Data section:
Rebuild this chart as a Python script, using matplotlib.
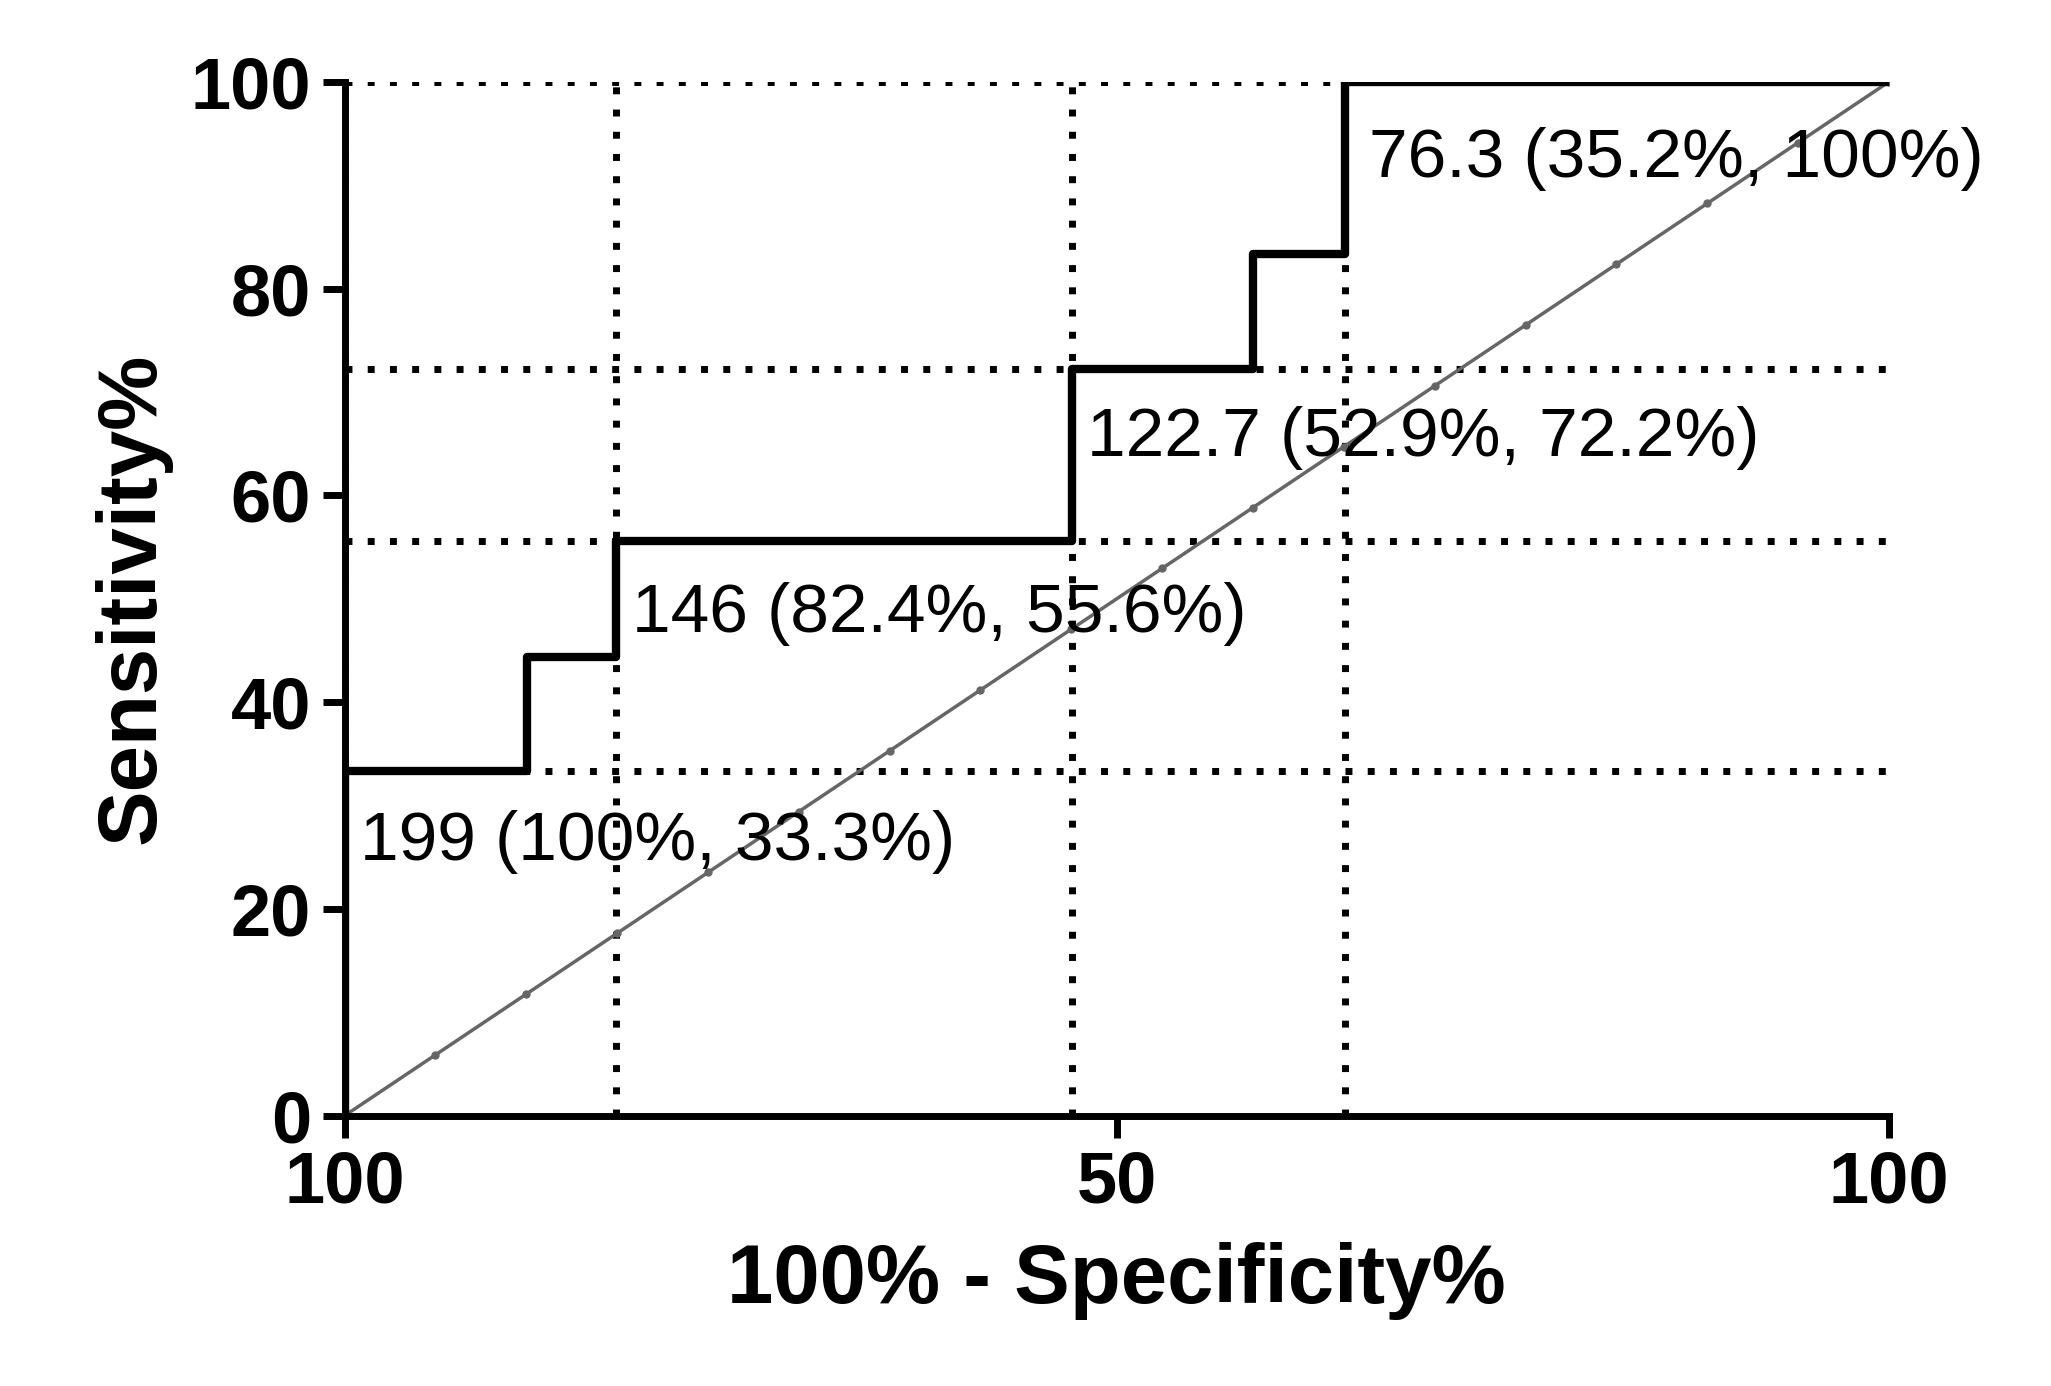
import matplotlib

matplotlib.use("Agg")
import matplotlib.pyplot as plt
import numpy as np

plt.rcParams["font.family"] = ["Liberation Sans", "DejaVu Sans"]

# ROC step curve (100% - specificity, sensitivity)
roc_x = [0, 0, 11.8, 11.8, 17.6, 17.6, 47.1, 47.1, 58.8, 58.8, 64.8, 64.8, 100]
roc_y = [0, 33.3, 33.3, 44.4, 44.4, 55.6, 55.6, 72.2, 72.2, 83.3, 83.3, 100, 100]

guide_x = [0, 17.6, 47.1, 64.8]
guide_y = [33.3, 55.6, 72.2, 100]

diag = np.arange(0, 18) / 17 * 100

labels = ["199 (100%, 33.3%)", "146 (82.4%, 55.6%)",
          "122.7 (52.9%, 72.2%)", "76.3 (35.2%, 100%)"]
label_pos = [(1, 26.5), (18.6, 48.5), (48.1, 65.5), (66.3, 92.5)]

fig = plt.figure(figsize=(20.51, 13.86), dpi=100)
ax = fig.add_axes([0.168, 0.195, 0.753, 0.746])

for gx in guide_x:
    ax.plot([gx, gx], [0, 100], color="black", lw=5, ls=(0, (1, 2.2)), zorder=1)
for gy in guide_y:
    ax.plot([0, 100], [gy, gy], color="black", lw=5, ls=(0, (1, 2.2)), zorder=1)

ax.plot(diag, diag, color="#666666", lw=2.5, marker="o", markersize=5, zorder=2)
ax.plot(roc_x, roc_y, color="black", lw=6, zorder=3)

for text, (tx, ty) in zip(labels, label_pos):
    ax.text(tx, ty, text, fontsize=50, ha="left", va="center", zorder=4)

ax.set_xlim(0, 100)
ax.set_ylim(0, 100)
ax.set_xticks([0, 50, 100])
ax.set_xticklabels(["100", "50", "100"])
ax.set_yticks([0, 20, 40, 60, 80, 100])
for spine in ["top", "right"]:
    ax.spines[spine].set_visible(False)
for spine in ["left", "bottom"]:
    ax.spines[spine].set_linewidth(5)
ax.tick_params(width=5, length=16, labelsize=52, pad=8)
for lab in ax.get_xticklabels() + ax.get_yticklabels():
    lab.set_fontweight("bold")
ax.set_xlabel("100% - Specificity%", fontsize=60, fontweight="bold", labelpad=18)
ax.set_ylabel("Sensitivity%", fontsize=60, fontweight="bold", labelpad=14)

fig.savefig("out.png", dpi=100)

Task instructions: Filter the data, keeping only the lines that contain "matplotlib".

Answer for this exercise:
Rebuild this chart as a Python script, using matplotlib.
import matplotlib
matplotlib.use("Agg")
import matplotlib.pyplot as plt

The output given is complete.